Se in fondo la posta in gioco nell’opera di Superstudio è quella dimostrare il nesso vitale tra le rovine e l’abitare, il problema che oggi possiamo porci non è come spegnere l’incendio, né semplicemente come appiccarlo ma, come Tarkovskij suggerisce nel film Stalker, come abitare le rovine del presente.

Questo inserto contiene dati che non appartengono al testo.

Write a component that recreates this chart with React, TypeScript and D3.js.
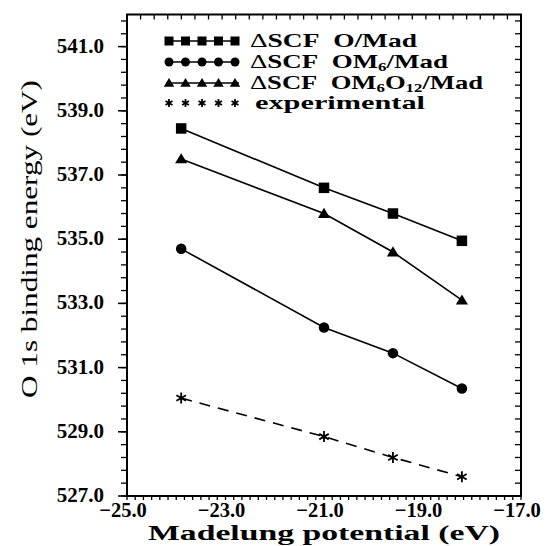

L’inferno dei viventi non è qualcosa che sarà; se ce n’è uno, è quello che è già qui, l’inferno che abitiamo tutti i giorni, che formiamo stando insieme. Due modi ci sono per non soffrirne. Il primo riesce facile a molti: accettare l’inferno e diventarne parte fino al punto di non vederlo più. Il secondo è rischioso ed esige attenzione e apprendimento continui: cercare e saper riconoscere chi e cosa, in mezzo all’inferno, non è inferno, e farlo durare, e dargli spazio (Calvino 2016, p. 160).

Riferimenti bibliografici
G. Agamben, L’uomo senza contenuto, Quodlibet, Macerata 1994 (Ia ed. 1971).
Id., Stanze. La parola e il fantasma nella cultura occidentale, Einaudi, Torino 1977.
Id., L’uso dei corpi. Homo Sacer IV/2, Neri Pozza, Vicenza 2014.
W. Benjamin, Opere complete I. Scritti 1906-1922, Einaudi, Torino 2008.
Id., Opere complete II. Scritti 1923-1927, Einaudi, Torino 2001.
I. Calvino, Le città invisibili, Mondadori, Milano 2016.
G. Carchia, Nome e immagine. Saggio su Walter Benjamin, Bulzoni Editore, Roma 2000.
F. Kafka, Confessioni ed immagini, Mondadori, Segrate (MI) 1960.
G. Mastrigli, a cura di, Superstudio. Opere. 1966-1978, Quodlibet, Macerata 2016.
L. Mortari, a cura di, Vita e detti dei padri del deserto, Città Nuova, Roma 2016.
A. Tarkovskij, Scolpire il tempo, Ubulibri, Milano 1988.

Giorgio Agamben, Quando la casa brucia, Giometti & Antonello, Macerata 2020.